Anyway, Brad arrives and he tells us it's a little dangerous. It would be more dangerous if Crazy Michelle were still around.... Moving on...

First date is with Chantal. She's in love and wants to hang out. So that means go on a safari. They see a group of sleeping lions. Surely, there is a fence between them. We don't see it, but there has to be, right???? Then they are perplexed by a giraffe. Then they see more animals and then are walked down to a river with a picnic basket. The guide taking them there has a gun. They don't. They have a picnic and talk about how dangerous it is, there is a hippo in the river..... She tells us she felt safe with Brad. Fine, you stay with Brad, I'll take the guy with the gun.

Brad - "Who eats lunch with a hippo?"
Me - "I do, but that's because I'm at home and my dog is fat". Ha ha. Poor Tia. She knows I love my fat girl.

They don't get eaten by lions, and make it to the dinner portion of the date. Just get to the date card, she wants to prove to him she loves him. Prove it all night, isn't that a Bruce Springsteen song?

They eat, drink, and talk about all the next steps. Finally Chantal gets the card, grabs the key, and says they are going to the fantasy suite, and they are going NOW. The fantasy suite is a treehouse in the middle of the jungle. She's amazed, I wonder where the bathroom is. I'm not much on camping as it is, but you want me to go pee outside where lions are???? Where is that guy with the gun again?
They make out, the cameras leave, we assume she makes good on her promise to "prove" her love to him.

Now, time for date #2, Perfect Emily.
He's happy to see Em. They meet in the middle of the jungle, and then he leaves her standing there. He comes back with an elephant. She says, say it with me "SHUT UP". Oh, and it's her dream come true.
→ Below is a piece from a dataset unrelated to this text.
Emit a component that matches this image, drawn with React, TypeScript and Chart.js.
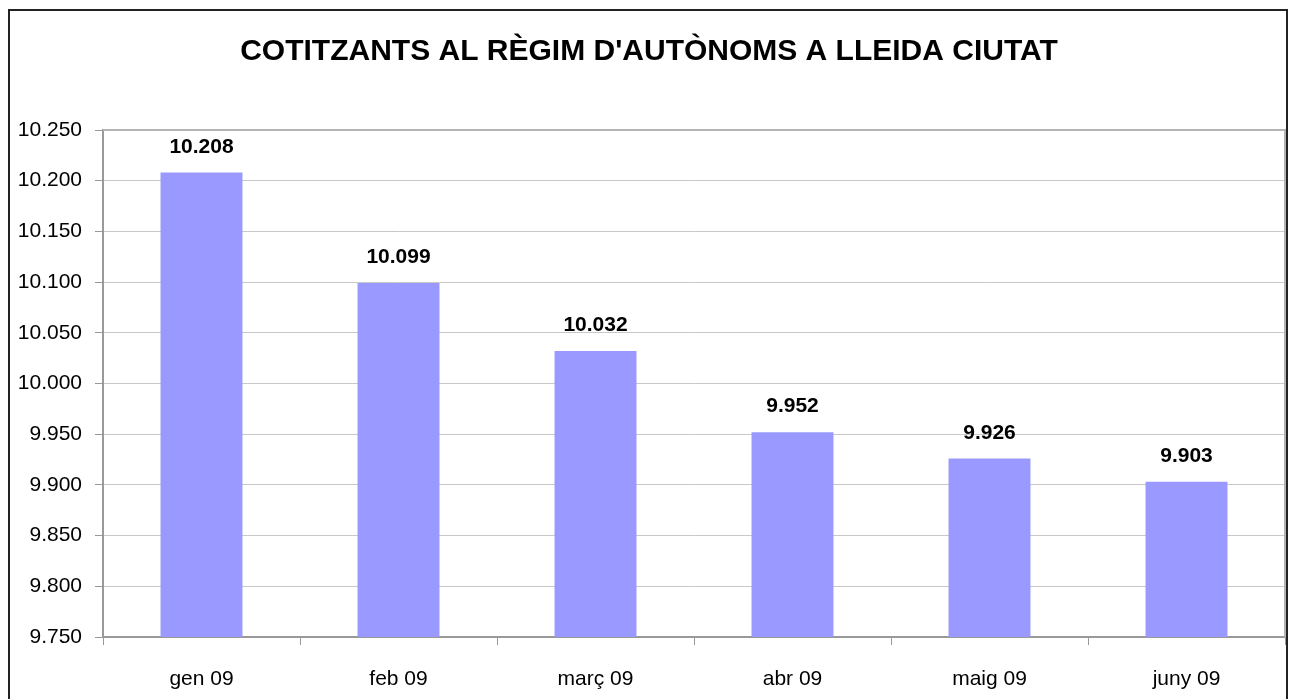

I don't mean to brag, but I once rode one at the San Antonio zoo, and then one at the Renaissance fair.
Back to their date, they see baby elephants and now it's time for the picnic part, they discuss her daughter, and life with a 5 year old. It's all quite boring. I drink more wine.
On to dinner. Will she take the card for the fantasy suite, we have been led on all week by the promos that she won't.
Emily - "I'm a mom, and I want to be a good example, but...."
Me - She's going to the fantasy suite, but she ain't putting out.

Emily shocks him, and the rest of us by telling Brad she is falling in love with him. He tells her that he is falling in love with her too. Oh, sh*t, just wait until Chantal sees that!

Next up, get ready for a "like"-a-thon, and lots of shrieking with Ashley. She's wearing a pair of daisy dukes and flip flops. Not sure that's the best choice for the jungle. Oh well. Oh, and there is a helicopter, so there is a lot of shrieking and she runs the other way. I run downstairs and get more wine. And of course, first stop, is a picnic.
Then Ashley starts talking, talking and talking. Where is Emily when we need a "SHUT UP"? They talk about where to live, and her career. Brad is worried about them being different places in their life. Well, it might help if you date someone closer to your age.... just saying. Nothing wrong with an age gap, but if that's your issue....
Let's wrap up this date, they have dinner. She shrieks, I drink, and Brad is boring. She talks some more, and is annoying. She takes the date card, but it just doesn't go well. She makes it to the fantasy suite, but she won't be making it to Austin.

Time for the rose ceremony. The 3 girls line up, and Brad asks Ashley if they can talk. Chantal and Emily awkwardly stand there.
Brad drags her halfway across the set, and up a whole bunch of stairs. Poor girl is in ridiculous heels. He tells her their date didn't go well, and he's sorry for that. He tells her that their relationship started out well, but it has now fallen apart. He feels they have bad mis-communication and might not fit into her life. She is frustrated. All of this goes over about as well as it ever does when you get the "it's over" speech. He goes to hug her, and we hope she stomps on his foot with those shoes. He can't understand what's wrong with her. Here's a clue - you just dumped her, and the "you are wonderful and I wish it were different" speech doesn't really help. Trust me, it pisses all women off, even more.
She leaves and cries in the car. I feel bad for her, but please, don't let her be the next Bachelorette.

He returns and tells the good news/bad news to the other 2. He still gives out the 2 roses. The good news is Shrieking Ashley is gone, the bad news is they have to keep dating his boring a**.

He gives out the 2 roses, and of course, they accept it. They awkwardly hug and talk about going to meet his family. He tells them they are staying in South Africa, but moving on to Capetown. He lets out some really weird giggle, I guess it was left over from Ashley.